Ludique ou métaphysique
Au-delà de leur rapport à l’espace, de leur rapport aux humains, ces deux jeux vidéo visent tout simplement deux états mentaux radicalement différents. L’application de Niantic verse entièrement dans la ludification : elle est l’implémentation de codes ludiques dans le réel, sa transformation en jeu, avec ses règles, ses codes, ses victoires et ses échecs. Si elle ne donne pas de sens au monde, elle lui prête au moins des fonctions : marcher, parler, découvrir, collecter, deviennent les modalités d’un nouveau pacte avec le quotidien, qui l’enrichissent et l’enchantent.

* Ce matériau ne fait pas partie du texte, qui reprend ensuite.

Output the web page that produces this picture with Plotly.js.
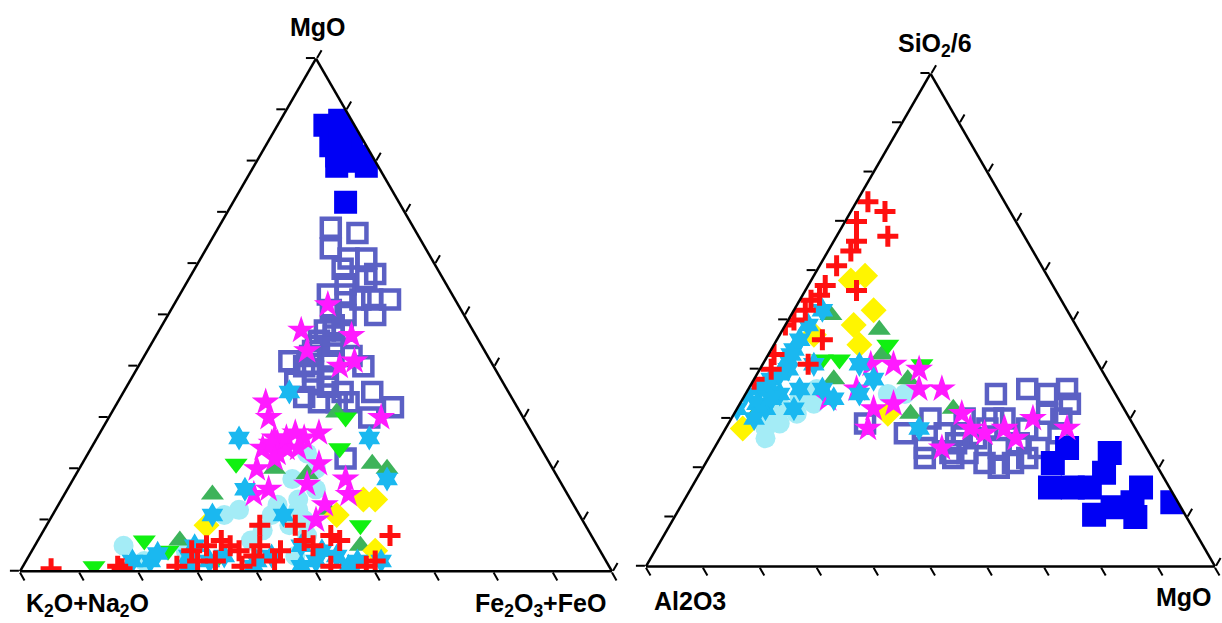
<!DOCTYPE html>
<html>
<head>
<meta charset="utf-8">
<script src="https://cdn.plot.ly/plotly-3.0.1.min.js"></script>
<style>html,body{margin:0;padding:0;background:#fff;}#chart{width:1222px;height:623px;}</style>
</head>
<body>
<div id="chart"></div>
<script>
// ---------- LEFT diagram: a = MgO, b = K2O+Na2O, c = Fe2O3+FeO ----------
const L_fillSq_a = [87,88,86,83,84,81,81,79,79,72,86,84,80];
const L_fillSq_b = [5,2,1,6,2,6,2,7,2,9,4,4,4];
const L_fillSq_c = [8,10,13,11,14,13,17,14,19,19,10,12,16];

const L_openSq_a = [67,66,63,61,61,59,58,54,54,53,53,53,51,50,50,47,47,44,41,40,41,42,40,37,37,36,35,34,33,33,35,32,30,33,22,45,43,44,42,39,38,46,48,56,57];
const L_openSq_b = [14,10,16,14,11,16,11,21,18,16,14,11,22,20,15,25,22,28,34,32,27,23,22,35,32,30,28,35,33,30,23,21,26,28,34,27,29,25,30,31,29,24,23,17,13];
const L_openSq_c = [19,24,21,25,28,25,31,25,28,31,33,36,27,30,35,28,31,28,25,28,32,35,38,28,31,34,37,31,34,37,42,47,44,39,44,28,28,31,28,30,33,30,29,27,30];

const L_star_a = [52,47,46,43,41,40,33,30,25,24,24,26,27,26,20,21,16,17,18,15,13,10,30,15,25,23,26,24,27,22];
const L_star_b = [22,29,21,30,23,26,42,43,44,47,43,44,36,39,50,39,50,43,36,53,42,45,24,37,45,45,42,41,40,46];
const L_star_c = [26,24,33,27,36,34,25,27,31,29,33,30,37,35,30,40,34,40,46,32,45,45,46,48,30,32,32,35,33,32];

const L_triDown_a = [21,24,9,6,1,4,30,2];
const L_triDown_b = [53,34,38,76,87,73,30,66];
const L_triDown_c = [26,42,53,18,12,23,40,32];

const L_triUp_a = [20,15,21,20,31,19,6,12,5];
const L_triUp_b = [47,60,30,28,31,42,70,42,40];
const L_triUp_c = [33,25,49,52,38,39,24,46,55];

const L_diam_a = [14,14,9,11,4];
const L_diam_b = [35,33,64,41,38];
const L_diam_c = [51,53,27,48,58];

const L_cross_a = [0.5,1,0.5,1,4,5,2,2,5,4,1,3,9,5,4,9,6,5,7,6,1,1,2,7,2,6];
const L_cross_b = [94.5,83,82.5,73,69,66,69,66,62,61,62,59,55,57,54,49,49,48,44,43,47,41,39,34,56,63];
const L_cross_c = [5,16,17,26,27,29,29,32,33,35,37,38,36,38,42,42,45,47,49,51,52,58,59,59,42,31];

const L_hex_a = [26,35,26,18,16,2,3.5,1,2,2,2,3,2,5,2,11,11,3,1,3,1,4,1,2,3,5];
const L_hex_b = [50,37,28,29,54,77,75,71,67,59,49,45,38,50,80,62,50,64,60,56,52,47,44,42,70,68];
const L_hex_c = [24,28,46,53,30,21,21.5,28,31,39,49,52,60,45,18,27,39,33,39,41,47,49,55,56,27,27];

const L_circ_a = [23,20,16,13,9,11,12,5,12,11,3,18,14,8,7,6,10,2,4];
const L_circ_b = [40,40,42,50,50,60,57,80,47,52,52,45,46,55,48,58,47,78,70];
const L_circ_c = [37,40,42,37,41,29,31,15,41,37,45,37,40,37,45,36,43,20,26];

// ---------- RIGHT diagram: a = SiO2/6, b = Al2O3, c = MgO ----------
const R_fillSq_a = [24,23,21,16,16,16,19,16,13,10.5,12,10,13];
const R_fillSq_b = [14,7,18,21,17,14,10,5,8,16,12,9,1];
const R_fillSq_c = [62,70,61,63,67,70,71,79,79,73.5,76,81,86];

const R_openSq_a = [27,24,22,23,23,21,20,21,22,35,36,35,36,33,31,28,30,30,27,24,27,24,30,27,30,30,29,26,25,22,28,25];
const R_openSq_b = [41,39,40,35,32,30,28,25,22,21,15,12,8,9,14,19,29,35,31,26,14,19,22,34,24,12,47,29,33,35,26,22];
const R_openSq_c = [32,37,38,42,45,49,52,54,56,44,49,53,56,58,55,53,41,35,42,50,59,57,48,39,46,58,24,45,42,43,46,53];

const R_star_a = [41,41,40,36,36,36,32,28,34,33,31,24,27,28,26,30,28,28];
const R_star_b = [40,36,32,45,30,34,44,47,51,40,29,36,27,23,22,17,12,29];
const R_star_c = [19,23,28,19,34,30,24,25,15,27,40,40,46,49,52,53,60,43];

const R_triDown_a = [42,41,45,42];
const R_triDown_b = [45,31,35,48];
const R_triDown_c = [13,28,20,10];

const R_triUp_a = [51,48,43,38,38,32,31,32];
const R_triUp_b = [42,35,37,48,35,64,38,30];
const R_triUp_c = [7,17,20,14,27,4,31,38];

const R_diam_a = [58,59,52,49,45,47,28,31];
const R_diam_b = [35,32,34,39,40,47,69,42];
const R_diam_c = [7,9,14,12,15,6,3,27];

const R_cross_a = [74,72,70,66,67,64,61,56,57,55,54,52,50,49,46,43,40,38,41];
const R_cross_b = [24,22,28,30,24,32,36,35,40,42,44,46,49,51,46,56,58,62,51];
const R_cross_c = [2,6,2,4,9,4,3,9,3,3,2,2,1,0,8,1,2,0,8];

const R_hex_a = [32,35,36,38,40,44,46,49,52,35,36,36,34,35,38,41,28,32,32,41,33,37,42,39,43,34,30];
const R_hex_b = [68,65,62,59,55,52,50,47,43,59,55,51,50,45,41,42,38,58,63,50,64,60,54,57,53,61,66];
const R_hex_c = [0,0,2,3,5,4,4,4,5,6,9,13,16,20,21,17,34,10,5,9,3,3,4,4,4,5,4];

const R_circ_a = [30,28,32,34,33,35,35,26,29,31,36];
const R_circ_b = [63,65,60,56,54,40,37,66,62,58,52];
const R_circ_c = [7,7,8,10,13,25,28,8,9,11,12];

// ---------- colours ----------
const C_fillSq = '#0000F5';
const C_openSq = '#5B60C4';
const C_star = '#FF1AFF';
const C_triDown = '#10F010';
const C_triUp = '#3DB35A';
const C_diam = '#FFF500';
const C_cross = '#FF1010';
const C_hex = '#1AB8F0';
const C_circ = '#A4ECF6';

function tr(sub, a, b, c, sym, color, size, lw) {
  return {
    type: 'scatterternary', mode: 'markers', subplot: sub,
    a: a, b: b, c: c,
    marker: {symbol: sym, color: color, size: size, line: {color: color, width: lw}},
    hoverinfo: 'skip', showlegend: false
  };
}

function series(sub, P, big) {
  return [
    tr(sub, P.circ[0], P.circ[1], P.circ[2], 'circle', C_circ, 20, 0),
    tr(sub, P.openSq[0], P.openSq[1], P.openSq[2], 'square-open', C_openSq, 18, 4.5),
    tr(sub, P.fillSq[0], P.fillSq[1], P.fillSq[2], 'square', C_fillSq, big, 0),
    tr(sub, P.triUp[0], P.triUp[1], P.triUp[2], 'triangle-up', C_triUp, 20, 0),
    tr(sub, P.triDown[0], P.triDown[1], P.triDown[2], 'triangle-down', C_triDown, 20, 0),
    tr(sub, P.diam[0], P.diam[1], P.diam[2], 'diamond', C_diam, 20, 0),
    tr(sub, P.star[0], P.star[1], P.star[2], 'star', C_star, 21, 0),
    tr(sub, P.hex[0], P.hex[1], P.hex[2], 'hexagram', C_hex, 19, 0),
    tr(sub, P.cross[0], P.cross[1], P.cross[2], 'cross-thin', C_cross, 15, 5)
  ];
}

const data = [].concat(
  series('ternary', {
    circ: [L_circ_a, L_circ_b, L_circ_c], openSq: [L_openSq_a, L_openSq_b, L_openSq_c],
    fillSq: [L_fillSq_a, L_fillSq_b, L_fillSq_c], triUp: [L_triUp_a, L_triUp_b, L_triUp_c],
    triDown: [L_triDown_a, L_triDown_b, L_triDown_c], diam: [L_diam_a, L_diam_b, L_diam_c],
    star: [L_star_a, L_star_b, L_star_c], hex: [L_hex_a, L_hex_b, L_hex_c],
    cross: [L_cross_a, L_cross_b, L_cross_c]
  }, 23),
  series('ternary2', {
    circ: [R_circ_a, R_circ_b, R_circ_c], openSq: [R_openSq_a, R_openSq_b, R_openSq_c],
    fillSq: [R_fillSq_a, R_fillSq_b, R_fillSq_c], triUp: [R_triUp_a, R_triUp_b, R_triUp_c],
    triDown: [R_triDown_a, R_triDown_b, R_triDown_c], diam: [R_diam_a, R_diam_b, R_diam_c],
    star: [R_star_a, R_star_b, R_star_c], hex: [R_hex_a, R_hex_b, R_hex_c],
    cross: [R_cross_a, R_cross_b, R_cross_c]
  }, 24)
);

function axis() {
  return {
    title: {text: ''}, showgrid: false, showticklabels: false,
    ticks: 'outside', ticklen: 9, tickwidth: 2, tickcolor: '#000',
    linecolor: '#000', linewidth: 2.5, dtick: 10, tick0: 0, min: 0
  };
}

const W = 1222, H = 623;
function ann(text, px, py) {
  return {text: '<b>' + text + '</b>', x: px / W, y: 1 - py / H, xref: 'paper', yref: 'paper',
          xanchor: 'center', yanchor: 'middle', showarrow: false,
          font: {family: 'Liberation Sans, Arial, sans-serif', size: 25, color: '#000'}};
}

const layout = {
  width: W, height: H,
  margin: {l: 0, r: 0, t: 0, b: 0},
  paper_bgcolor: '#fff', plot_bgcolor: '#fff',
  showlegend: false,
  ternary: {
    domain: {x: [20 / W, 612 / W], y: [1 - 572 / H, 1 - 58 / H]},
    sum: 100, bgcolor: '#fff',
    aaxis: axis(), baxis: axis(), caxis: axis()
  },
  ternary2: {
    domain: {x: [646 / W, 1215 / W], y: [1 - 568 / H, 1 - 72 / H]},
    sum: 100, bgcolor: '#fff',
    aaxis: axis(), baxis: axis(), caxis: axis()
  },
  annotations: [
    ann('MgO', 318, 27),
    ann('K<sub>2</sub>O+Na<sub>2</sub>O', 87, 605),
    ann('Fe<sub>2</sub>O<sub>3</sub>+FeO', 540, 605),
    ann('SiO<sub>2</sub>/6', 935, 45),
    ann('Al2O3', 690, 601),
    ann('MgO', 1184, 597)
  ]
};

Plotly.newPlot('chart', data, layout, {displayModeBar: false, staticPlot: true});
</script>
</body>
</html>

De son côté, No Man’s Sky ne traite pas du monde qui nous entoure, mais invite à une expérience métaphysique loin d’être inédite. Le jeu de Hello Games convoque à la fois la méditation pascalienne, transe mystique et terrifiée devant l’idée de l’infini, et le sentiment du sublime kantien, émotion esthétique liée au spectacle de la pureté abstraite et de la nature chaotique. Cette voie lactée procédurale, aux reliefs aléatoires, elle est à la fois sublime mathématique – beauté du code, toute puissance informatique – et sublime sauvage – reliefs escarpés, vallées bariolées, paysages extraterrestres dépourvus d’ordre et de sens.
De cette expérience, le joueur revient riche de mémoires uniques et indicibles, tel le Réplicant du film de science-fiction Blade Runner, évoquant ses propres voyages interstellaires.
Blade Runner 30th Anniversary Collector's Edition -- Tears in Rain
Durée : 01:25
« J’ai vu tant de choses que vous, humains, ne pourriez pas croire. De grands navires en feu surgissant de l’épaule d’Orion. J’ai vu des rayons fabuleux, des rayons C briller dans l’ombre de la porte de Tannhäuser. Tous ces moments se perdront dans l’oubli, comme les larmes dans la pluie… Il est temps de mourir. »
Familier ou irréductiblement autre, social ou solitaire, ludique ou métaphysique, Pokémon Go et No Man’s Sky sont les deux faces si diamétralement opposées d’un petit art encore si souvent sous-estimé. Mais l’espace d’un été, le jeu vidéo l’a rappelé : il est un fabuleux ouvroir à possibilités.